Other tales, loosely based on the truth, are told, but over the years they have been shaded with more legend than fact. "Oh, it was the parade they gave Sinatra," goes one of them. "Everybody booed and threw fruit. He swore he'd never come back after that."

That explanation for Sinatra's thirty-year estrangement from Hoboken is so commonly offered that even some of those who attended the parade now doubt what they saw back in 1947, just a few months after Fred M. DeSapio, a Hoboken businessman, had succeeded in bucking the Hudson County political machine by upsetting Bernard McFeely in the mayoral election. DeSapio won with the help of Dolly Sinatra, who by then was as well known in Hoboken as her son. By late September, part of DeSapio's reform team had started to splinter off, forming its own coalition, and the new mayor, looking at a postwar Hoboken and the beginnings of a thirty-year ride on the skids that would ravage the city, needed a big boost. He rallied the local chamber of commerce to show off Hoboken in a March of Progress celebration that would last the entire month of October. DeSapio saved his trump card for last, squeezing every bit of advantage from the scheduled appearance on October 30 of Frank Sinatra. His faithful ward leader had not let him down.

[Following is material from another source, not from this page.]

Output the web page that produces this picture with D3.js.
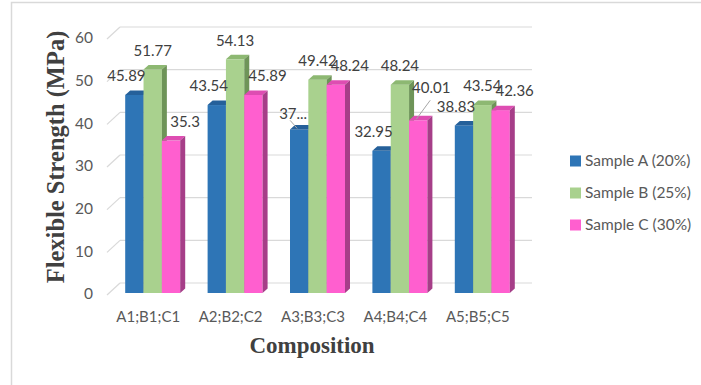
<!DOCTYPE html>
<html>
<head>
<meta charset="utf-8">
<script src="https://cdn.jsdelivr.net/npm/d3@7"></script>
<style>
  body { margin: 0; background: #fff; }
  svg { display: block; }
</style>
</head>
<body>
<svg id="chart" width="701" height="385"></svg>
<script>
const categories = ['A1;B1;C1', 'A2;B2;C2', 'A3;B3;C3', 'A4;B4;C4', 'A5;B5;C5'];
const seriesNames = ['Sample A (20%)', 'Sample B (25%)', 'Sample C (30%)'];
const sampleA = [45.89, 43.54, 37.9, 32.95, 38.83];
const sampleB = [51.77, 54.13, 49.42, 48.24, 43.54];
const sampleC = [35.3, 45.89, 48.24, 40.01, 42.36];
const yTicks = [0, 10, 20, 30, 40, 50, 60];
// Excel cut the A3 label short
const labelOverride = { '0-2': '37...' };

const seriesValues = [sampleA, sampleB, sampleC];
const colors = [
    { front: '#2E75B6', top: '#25609A', side: '#1F4E79' },
    { front: '#A9D18E', top: '#8DB872', side: '#6E9458' },
    { front: '#FF5FCF', top: '#DE4DB2', side: '#A63E88' }
];

const svg = d3.select('#chart');

// outer frame
svg.append('rect')
    .attr('x', 11.5).attr('y', 2.5)
    .attr('width', 720).attr('height', 420)
    .attr('fill', 'none')
    .attr('stroke', '#d9d9d9')
    .attr('stroke-width', 1.5);

// 3D projection: depth vector from front of floor to back wall
const depth = { dx: 13, dy: -12 };
const barShift = 4.5;          // bars sit a little behind the front edge
const barDepth = { dx: 5, dy: -4.5 };

const x = d3.scaleBand().domain(categories).range([107, 519]);
const groupWidth = 55;
const xSub = d3.scaleBand()
    .domain(d3.range(seriesNames.length))
    .range([(x.bandwidth() - groupWidth) / 2, (x.bandwidth() + groupWidth) / 2]);

const yWall = d3.scaleLinear().domain([0, 60]).range([295, 39]);
const yBar = d3.scaleLinear().domain([0, 60]).range([293, 34]);

// walls: side diagonals and back gridlines
const grid = svg.append('g').attr('stroke', '#d9d9d9').attr('stroke-width', 1.2).attr('fill', 'none');
yTicks.forEach(t => {
    const y0 = yWall(t);
    grid.append('line')
        .attr('x1', x.range()[0]).attr('y1', y0)
        .attr('x2', x.range()[0] + depth.dx).attr('y2', y0 + depth.dy);
    grid.append('line')
        .attr('x1', x.range()[0] + depth.dx).attr('y1', y0 + depth.dy)
        .attr('x2', x.range()[1] + depth.dx).attr('y2', y0 + depth.dy);
});

// y tick labels
svg.append('g').selectAll('text')
    .data(yTicks)
    .join('text')
    .attr('x', 93)
    .attr('y', d => yWall(d) - 1)
    .attr('dy', '0.35em')
    .attr('text-anchor', 'end')
    .attr('font-family', 'Lato, sans-serif')
    .attr('font-size', 15.5)
    .attr('fill', '#595959')
    .text(d => d);

// bars
const bars = [];
categories.forEach((c, ci) => {
    seriesValues.forEach((vals, si) => {
        bars.push({ c, ci, si, value: vals[ci] });
    });
});

const barG = svg.append('g');
bars.forEach(b => {
    const x0 = x(b.c) + xSub(b.si) + barShift;
    const w = xSub.bandwidth();
    const top = yBar(b.value);
    const bottom = yBar(0);
    const col = colors[b.si];
    const g = barG.append('g');
    g.append('rect')
        .attr('x', x0).attr('y', top)
        .attr('width', w).attr('height', bottom - top)
        .attr('fill', col.front);
    g.append('path')
        .attr('d', `M${x0},${top}L${x0 + barDepth.dx},${top + barDepth.dy}L${x0 + w + barDepth.dx},${top + barDepth.dy}L${x0 + w},${top}Z`)
        .attr('fill', col.top);
    g.append('path')
        .attr('d', `M${x0 + w},${top}L${x0 + w + barDepth.dx},${top + barDepth.dy}L${x0 + w + barDepth.dx},${bottom + barDepth.dy}L${x0 + w},${bottom}Z`)
        .attr('fill', col.side);
    b.cx = x0 + w / 2;
    b.top = top;
});

// data labels
const labelDx = [-8, 0, 14];
const labelDy = -19;
const moved = { '0-2': [-6, -16], '2-3': [13, -33] };

const labelG = svg.append('g');
bars.forEach(b => {
    const key = `${b.si}-${b.ci}`;
    const off = moved[key] || [labelDx[b.si], labelDy];
    const lx = b.cx + off[0];
    const ly = b.top + off[1];
    if (moved[key]) {
        labelG.append('line')
            .attr('x1', b.cx - 2).attr('y1', b.top - 1)
            .attr('x2', lx + (b.si === 0 ? -3 : -1)).attr('y2', ly + (b.si === 0 ? 7 : 13))
            .attr('stroke', '#a6a6a6').attr('stroke-width', 1);
    }
    labelG.append('text')
        .attr('x', lx).attr('y', ly)
        .attr('dy', '0.35em')
        .attr('text-anchor', 'middle')
        .attr('font-family', 'Lato, sans-serif')
        .attr('font-size', 15)
        .attr('fill', '#404040')
        .text(labelOverride[key] || String(b.value));
});

// category labels
svg.append('g').selectAll('text')
    .data(categories)
    .join('text')
    .attr('x', d => x(d) + x.bandwidth() / 2)
    .attr('y', 317)
    .attr('dy', '0.35em')
    .attr('text-anchor', 'middle')
    .attr('font-family', 'Lato, sans-serif')
    .attr('font-size', 15)
    .attr('fill', '#595959')
    .text(d => d);

// axis titles
svg.append('text')
    .attr('transform', 'translate(64,157) rotate(-90)')
    .attr('text-anchor', 'middle')
    .attr('font-family', '"Liberation Serif", "Times New Roman", serif')
    .attr('font-weight', 'bold')
    .attr('font-size', 24.5)
    .attr('fill', '#404040')
    .text('Flexible Strength (MPa)');

svg.append('text')
    .attr('x', 312).attr('y', 353)
    .attr('text-anchor', 'middle')
    .attr('font-family', '"Liberation Serif", "Times New Roman", serif')
    .attr('font-weight', 'bold')
    .attr('font-size', 23)
    .attr('fill', '#404040')
    .text('Composition');

// legend
const legend = svg.append('g').attr('transform', 'translate(570,161)');
const items = legend.selectAll('g')
    .data(seriesNames)
    .join('g')
    .attr('transform', (d, i) => `translate(0,${i * 32})`);
items.append('rect')
    .attr('x', 0).attr('y', -5.5)
    .attr('width', 11).attr('height', 11)
    .attr('fill', (d, i) => colors[i].front);
items.append('text')
    .attr('x', 15).attr('y', 0)
    .attr('dy', '0.35em')
    .attr('font-family', 'Lato, sans-serif')
    .attr('font-size', 15.5)
    .attr('fill', '#595959')
    .text(d => d);
</script>
</body>
</html>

What actually transpired that day, the only official Sinatra Day Hoboken ever had, differs substantially from the legend. The day before Halloween in 1947 was wet and gloomy. Despite a heavy downpour, the crowds began gathering at City Hall in the early afternoon, and by 7 P.M., some 20,000 people lined Washington Street, waiting for the parade they were not even sure was still going to happen. Sinatra, in a trenchcoat, finally arrived at City Hall, determined to take that ride down the main drag of his hometown in a fire engine driven by his dad. Hoboken organizers were stunned by the crush of photographers and reporters who crowded into City Hall, but they somehow managed to complete a photo session and to present Sinatra with a roughly cut wooden key to the city from "the hearts of the citizens of Hoboken, New Jersey."

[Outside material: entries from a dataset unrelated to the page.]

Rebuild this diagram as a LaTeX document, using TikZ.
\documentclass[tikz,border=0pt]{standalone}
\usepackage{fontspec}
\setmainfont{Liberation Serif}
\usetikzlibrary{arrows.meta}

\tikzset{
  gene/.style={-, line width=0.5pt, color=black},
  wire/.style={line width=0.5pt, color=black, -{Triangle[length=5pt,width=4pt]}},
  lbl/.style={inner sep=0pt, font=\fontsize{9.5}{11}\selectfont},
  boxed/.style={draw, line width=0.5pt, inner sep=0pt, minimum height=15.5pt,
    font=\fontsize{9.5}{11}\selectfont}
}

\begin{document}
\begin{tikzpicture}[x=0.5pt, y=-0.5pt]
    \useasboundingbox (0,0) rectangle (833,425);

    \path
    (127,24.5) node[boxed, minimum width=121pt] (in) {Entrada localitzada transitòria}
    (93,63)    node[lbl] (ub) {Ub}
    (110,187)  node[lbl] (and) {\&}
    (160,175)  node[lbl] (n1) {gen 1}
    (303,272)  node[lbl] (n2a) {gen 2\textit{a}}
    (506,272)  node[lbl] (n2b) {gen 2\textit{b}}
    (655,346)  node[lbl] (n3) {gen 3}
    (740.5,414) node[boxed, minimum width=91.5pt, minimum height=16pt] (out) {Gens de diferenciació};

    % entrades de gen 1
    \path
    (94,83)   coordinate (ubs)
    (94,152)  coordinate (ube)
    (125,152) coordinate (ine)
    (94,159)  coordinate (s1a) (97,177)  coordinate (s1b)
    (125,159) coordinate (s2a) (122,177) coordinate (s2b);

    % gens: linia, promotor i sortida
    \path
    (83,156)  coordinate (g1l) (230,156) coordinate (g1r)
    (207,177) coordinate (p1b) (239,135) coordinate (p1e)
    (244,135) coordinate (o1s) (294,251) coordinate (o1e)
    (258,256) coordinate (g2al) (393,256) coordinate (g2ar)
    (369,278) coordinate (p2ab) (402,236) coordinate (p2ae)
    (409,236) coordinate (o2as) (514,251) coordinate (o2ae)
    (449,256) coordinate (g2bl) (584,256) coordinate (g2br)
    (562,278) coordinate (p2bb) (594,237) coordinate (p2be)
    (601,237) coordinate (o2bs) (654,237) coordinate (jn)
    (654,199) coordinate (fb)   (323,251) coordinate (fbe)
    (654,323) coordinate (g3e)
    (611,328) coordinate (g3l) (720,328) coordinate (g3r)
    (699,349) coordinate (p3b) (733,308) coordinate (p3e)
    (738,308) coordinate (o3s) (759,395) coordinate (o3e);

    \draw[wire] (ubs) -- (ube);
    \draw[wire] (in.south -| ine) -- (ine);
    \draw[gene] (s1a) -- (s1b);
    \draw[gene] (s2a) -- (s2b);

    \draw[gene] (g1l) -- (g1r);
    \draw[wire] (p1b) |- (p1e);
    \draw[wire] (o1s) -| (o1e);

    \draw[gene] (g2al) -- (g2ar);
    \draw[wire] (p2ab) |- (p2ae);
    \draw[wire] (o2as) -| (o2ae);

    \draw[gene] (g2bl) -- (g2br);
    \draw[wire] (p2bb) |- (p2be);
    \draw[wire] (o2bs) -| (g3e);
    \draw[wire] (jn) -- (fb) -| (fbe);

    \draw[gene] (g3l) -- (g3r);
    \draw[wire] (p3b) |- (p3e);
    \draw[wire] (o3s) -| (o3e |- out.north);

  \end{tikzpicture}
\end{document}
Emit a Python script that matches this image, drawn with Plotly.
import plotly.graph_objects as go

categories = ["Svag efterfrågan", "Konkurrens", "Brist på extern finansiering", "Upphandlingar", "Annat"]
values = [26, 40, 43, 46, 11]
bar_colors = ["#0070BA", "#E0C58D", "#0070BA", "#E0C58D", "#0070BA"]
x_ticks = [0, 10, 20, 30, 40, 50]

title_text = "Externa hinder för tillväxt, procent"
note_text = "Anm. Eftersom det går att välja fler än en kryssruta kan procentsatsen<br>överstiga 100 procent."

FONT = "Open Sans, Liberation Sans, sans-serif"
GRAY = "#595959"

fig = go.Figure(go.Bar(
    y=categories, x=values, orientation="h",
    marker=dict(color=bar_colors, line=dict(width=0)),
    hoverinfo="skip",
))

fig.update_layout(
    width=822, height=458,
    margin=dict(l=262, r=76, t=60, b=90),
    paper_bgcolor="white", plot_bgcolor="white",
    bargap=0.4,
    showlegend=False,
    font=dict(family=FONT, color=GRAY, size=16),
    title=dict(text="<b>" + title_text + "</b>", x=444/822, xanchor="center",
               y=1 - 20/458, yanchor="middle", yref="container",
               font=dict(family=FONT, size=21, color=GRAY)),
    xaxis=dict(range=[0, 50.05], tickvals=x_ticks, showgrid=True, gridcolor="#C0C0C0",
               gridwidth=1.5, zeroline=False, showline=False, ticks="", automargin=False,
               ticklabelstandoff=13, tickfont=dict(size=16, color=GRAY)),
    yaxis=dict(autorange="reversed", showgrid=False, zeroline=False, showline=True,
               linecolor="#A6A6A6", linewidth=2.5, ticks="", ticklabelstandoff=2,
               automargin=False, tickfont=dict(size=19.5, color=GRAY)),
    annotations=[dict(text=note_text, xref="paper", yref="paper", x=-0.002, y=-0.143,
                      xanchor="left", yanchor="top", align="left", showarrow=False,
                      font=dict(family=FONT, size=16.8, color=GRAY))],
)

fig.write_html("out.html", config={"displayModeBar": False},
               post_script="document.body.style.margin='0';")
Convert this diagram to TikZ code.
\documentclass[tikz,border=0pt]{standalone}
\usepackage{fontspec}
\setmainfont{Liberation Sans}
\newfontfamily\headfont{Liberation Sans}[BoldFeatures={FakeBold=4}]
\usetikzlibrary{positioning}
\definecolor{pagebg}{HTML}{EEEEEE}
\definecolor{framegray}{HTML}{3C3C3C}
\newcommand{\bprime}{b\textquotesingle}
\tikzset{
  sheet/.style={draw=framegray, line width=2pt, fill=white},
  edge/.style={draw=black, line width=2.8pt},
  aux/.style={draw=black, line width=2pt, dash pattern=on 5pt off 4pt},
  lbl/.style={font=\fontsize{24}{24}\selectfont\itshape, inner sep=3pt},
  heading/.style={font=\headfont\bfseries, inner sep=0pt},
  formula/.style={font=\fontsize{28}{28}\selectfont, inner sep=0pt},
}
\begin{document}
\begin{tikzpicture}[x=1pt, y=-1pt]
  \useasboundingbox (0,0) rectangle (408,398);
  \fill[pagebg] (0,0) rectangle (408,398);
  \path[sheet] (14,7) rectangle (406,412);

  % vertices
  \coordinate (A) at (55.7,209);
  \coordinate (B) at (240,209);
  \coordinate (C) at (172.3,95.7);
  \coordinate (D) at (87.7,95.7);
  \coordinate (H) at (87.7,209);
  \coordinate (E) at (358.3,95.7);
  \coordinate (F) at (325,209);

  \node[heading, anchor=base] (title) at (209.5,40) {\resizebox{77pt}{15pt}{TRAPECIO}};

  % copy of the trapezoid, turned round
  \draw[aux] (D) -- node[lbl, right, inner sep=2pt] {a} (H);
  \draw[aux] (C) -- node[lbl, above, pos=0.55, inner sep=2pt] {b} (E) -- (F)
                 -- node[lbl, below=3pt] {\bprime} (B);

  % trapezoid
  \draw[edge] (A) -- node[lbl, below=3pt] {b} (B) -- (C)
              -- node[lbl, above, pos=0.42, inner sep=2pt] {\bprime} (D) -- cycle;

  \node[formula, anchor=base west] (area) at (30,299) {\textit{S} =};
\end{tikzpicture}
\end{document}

Standing on the steps of City Hall, just around the corner from the Hudson Observer offices where he had worked as a copy boy, Sinatra blushed and told the crowd in the best, hero-returns-home fashion, "Gosh, little did I think when I worked for the Obby that I'd be greeted like this." He reached out to the crowds jumping and screaming in front of him, his fans from all over the metropolitan area mixed with his old babysitters, his stickball second baseman, his old gang. "You know," he told them, "I've met people in cities all over the country but folks here in Hoboken, well, they're just wonderful - that's all."

Sinatra weaved through the crowd and jumped on the fire engine with his father. Overloaded with photographers who clung to the side of the engine, Sinatra and company made their way slowly down Washington Street. Cheers went up as they approached. Occasionally, Sinatra shouted to a recognized old buddy. "Hi, Gus. How ya doing?"

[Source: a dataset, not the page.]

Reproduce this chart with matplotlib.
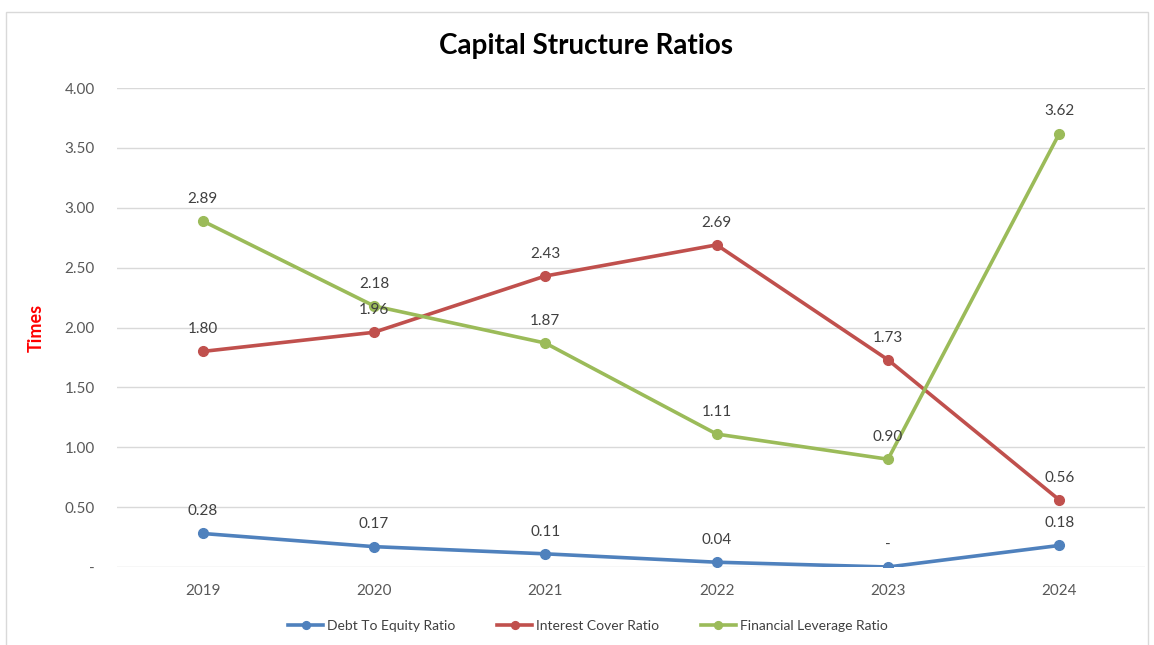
import matplotlib.pyplot as plt
from matplotlib.patches import Rectangle

# data
years = ['2019', '2020', '2021', '2022', '2023', '2024']
debt_equity = [0.28, 0.17, 0.11, 0.04, 0.00, 0.18]
interest_cover = [1.80, 1.96, 2.43, 2.69, 1.73, 0.56]
fin_leverage = [2.89, 2.18, 1.87, 1.11, 0.90, 3.62]
y_ticks = [0, 0.5, 1.0, 1.5, 2.0, 2.5, 3.0, 3.5, 4.0]

plt.rcParams['font.family'] = ['Lato', 'DejaVu Sans']

def fmt(v):
    return '-' if v == 0 else f'{v:.2f}'

fig = plt.figure(figsize=(11.54, 6.45), dpi=100)
fig.patches.append(Rectangle((6 / 1154, -0.01), 1142 / 1154, 1 - 12 / 645 + 0.01,
                             transform=fig.transFigure, fill=False,
                             edgecolor='#d9d9d9', linewidth=1))
ax = fig.add_axes([117 / 1154, 1 - 567 / 645, 1028 / 1154, (567 - 88) / 645])

series = [
    (debt_equity, '#4f81bd', 'Debt To Equity Ratio'),
    (interest_cover, '#c0504d', 'Interest Cover Ratio'),
    (fin_leverage, '#9bbb59', 'Financial Leverage Ratio'),
]
x = list(range(len(years)))
for vals, col, name in series:
    ax.plot(x, vals, color=col, lw=2.6, marker='o', ms=7, label=name)
    for xi, v in zip(x, vals):
        ax.annotate(fmt(v), (xi, v), xytext=(0, 11), textcoords='offset points',
                    ha='center', va='bottom', fontsize=11, color='#404040')

ax.set_xlim(-0.5, len(years) - 0.5)
ax.set_ylim(0, 4.0)
ax.set_xticks(x)
ax.set_xticklabels(years)
ax.set_yticks(y_ticks)
ax.set_yticklabels([fmt(t) for t in y_ticks])
ax.tick_params(length=0, labelsize=11, colors='#595959', pad=12)
ax.tick_params(axis='y', pad=16)
ax.grid(axis='y', color='#d9d9d9', lw=1)
ax.set_axisbelow(True)
for s in ax.spines.values():
    s.set_visible(False)

ax.set_ylabel('Times', color='red', fontweight='bold', fontsize=13)
ax.yaxis.set_label_coords((45 - 117) / 1028, 0.5)
fig.text(586 / 1154, 1 - 46 / 645, 'Capital Structure Ratios', ha='center', va='center',
         fontsize=20, fontweight='bold', color='black')

fig.legend(loc='center', bbox_to_anchor=(588 / 1154, 1 - 626 / 645), ncol=3,
           frameon=False, fontsize=10, labelcolor='#404040', handlelength=2.5,
           handletextpad=0.3, columnspacing=3.0, markerscale=0.8)

fig.savefig('out.png', dpi=100)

By the time the parade reached Eleventh Street, the rain had become too much, and Sinatra hopped off the engine and into Mayor DeSapio's car for a retreat to City Hall. Most of the program - an awards presentation at Veterans' Field, an address at Joseph F. Brandt school - had to be canceled. It was ten o'clock, and Sinatra had to be in Madison Square Garden for a Bellevue Hospital benefit by eleven. He made his apologies and left, and the crowds still waiting at the field and school had to be told he wasn't coming. They groused a bit, but understood.

Both local newspapers carried stories on the parade and reported that the crowds were exhilarated at their brief glimpse of Frankie. Even the gossipy fan magazines were there, and although they probably would have loved to report that the crowds booed and threw fruit, they mentioned only screams and excitement coming from the rainsoaked mob. The booing story that has made the rounds so frequently in Hoboken that it is now considered truth was phony. And, in fact, Sinatra returned to play Hoboken one more time. In so doing he provided the city with the basis for yet another legend about the last time he came home.